The prior art describes examples of cardiac valve prostheses that are aimed at being implanted without surgical intervention by way of catheterization. For example, U.S. Pat. No. 5,411,552 describes a collapsible valve able to be introduced into the body in a compressed presentation and expanded in the right position by balloon inflation.
Such valves, with a semi-lunar leaflet design, tend to imitate the natural valve. However, this type of design is inherently fragile, and such structures are not strong enough to be used in the case of aortic stenosis because of the strong recoil that will distort this weak structure and because they would not be able to resist the balloon inflation performed to position the implantable valve. Furthermore, this valvular structure is attached to a metallic frame of thin wires that will not be able to be tightly secured against the valve annulus. The metallic frame of this implantable valve is made of thin wires like in stents, which are implanted in vessels after balloon dilatation. Such a light stent structure is too weak to allow the implantable valve to be forcefully embedded into the aortic annulus. Moreover, there is a high risk of massive regurgitation (during the diastolic phase) through the spaces between the frame wires which is another prohibitive risk that would make this implantable valve impossible to use in clinical practice.

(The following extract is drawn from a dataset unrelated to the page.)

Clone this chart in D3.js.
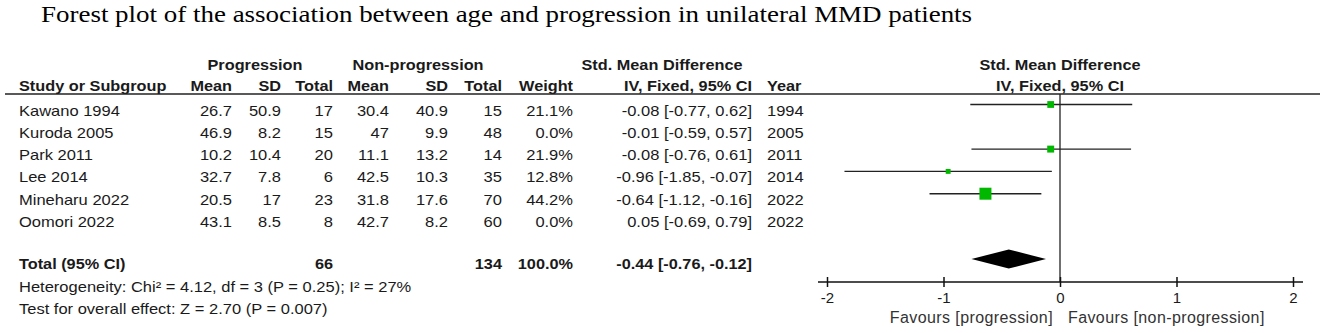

Furthermore, an important point in view of the development of the IV is that it is possible to maximally inflate a balloon placed inside the compressed implantable valve to expand it and insert it in the stenosed aortic valve up to about 20 to 23 mm in diameter. At the time of maximum balloon inflation, the balloon is absolutely stiff and cylindrical without any waist. At that moment, the implantable valve is squeezed and crushed between the strong aortic annulus and the rigid balloon with the risk of causing irreversible damage to the valvular structure of the implantable valve.